SHIOMI: Definitely. My theater work came out of my community activism, and became an extension of that activism. Being Asian American, there are so many hurdles to get across in terms of creating awareness and recognition of Asian-American theater, wherever you go. Those two are, for me, wedded together completely.

I now started a new company with my wife and three other artists called Full Circle Theater Company. We are focusing more upon diversity in a larger sense. So even though I've spent the last 30 or 40 years focusing on the Asian-American piece of it, this company is looking at the larger mix, and working with African-American, Latino, and Native-American theater artists.

NEA: Can you walk me through your creative process?

SHIOMI: The first half of my career was playwriting, and that creative process was again wedded to my social activism. Gradually, I've been moving more toward directing and seeing how as a director, you can begin to create interesting art but then wed that social activism to it anyway. At Mu Performing Arts, we ended up doing Into the Woods. It became a lot of fun because in that case, I imagined the whole musical happening through Asian folktales, not through European folktales. So the Cinderella story I set in Filipino culture. The baker and his wife I set in a Korean folktale culture. It was fun to do.

One of the biggest things I did in that world was I was approached by Skylight Opera Company. They wanted to do a collaboration on The Mikado, which has been very controversial in America in the last four or five years. When they approached me, I was a little surprised, because it's one of the things that Asian-American theater artists love to hate. But I realized that if I turned that opportunity down, they would likely do it in the same way it's always been done. So I thought: is there a way of doing this that starts to deal with or remove the Asian stereotypes that are so much associated with The Mikado? What I did was I reset it in Edwardian England. I changed some of the names, I adjusted some of the dialogue. We also cast Asian-American actors in it, which never happens. So we had this total inversion of The Mikado. But watching it was like a guilty pleasure, because you could enjoy the music, you could enjoy the cleverness, without having to worry about the stereotypes. So I felt like that opened a new door for me and that material.

NEA: You also perform taiko. Can you talk about the overlap between taiko and theater?

SHIOMI: In Vancouver when we were working on the Powell Street Festival, that group of people was in search of connection to traditional Japanese culture in a way that was exciting for us.

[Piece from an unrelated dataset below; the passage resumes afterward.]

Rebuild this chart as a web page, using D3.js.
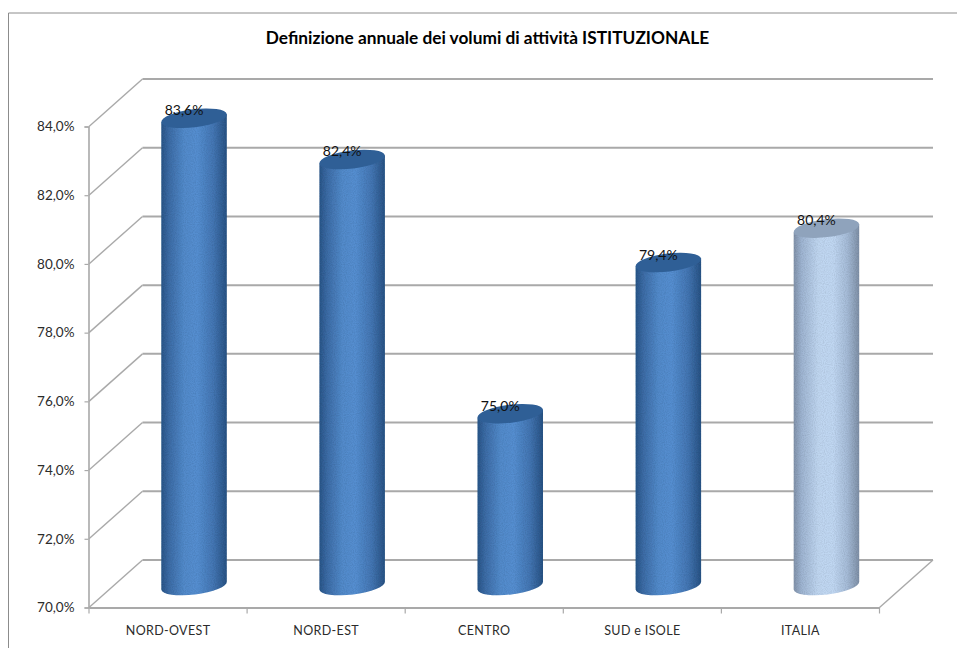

We had the opportunity to be exposed to taiko through touring groups from Japan but also through taiko groups in California. So we started our own group in Vancouver. When we started Theater Mu in Minnesota, some of the actors in the company knew that I played taiko and they asked if I would teach them. To my surprise, they loved it, and then a whole aspect of the theater company became involved in taiko.

NEA: What do you think are the biggest challenges the Asian-American community has to overcome in theater?

SHIOMI: In theater itself, there has to be a more positive attitude toward the importance of representing the Asian-American community and culture. I feel like the Asian-American community itself has been slow to come to that support. In most Asian-American families, if a son or daughter says they want to be in theater, nobody's embracing them for that. And that's a problem. Because when you're discouraging those people at that age, it reduces the number of participants in the cultural life of the community.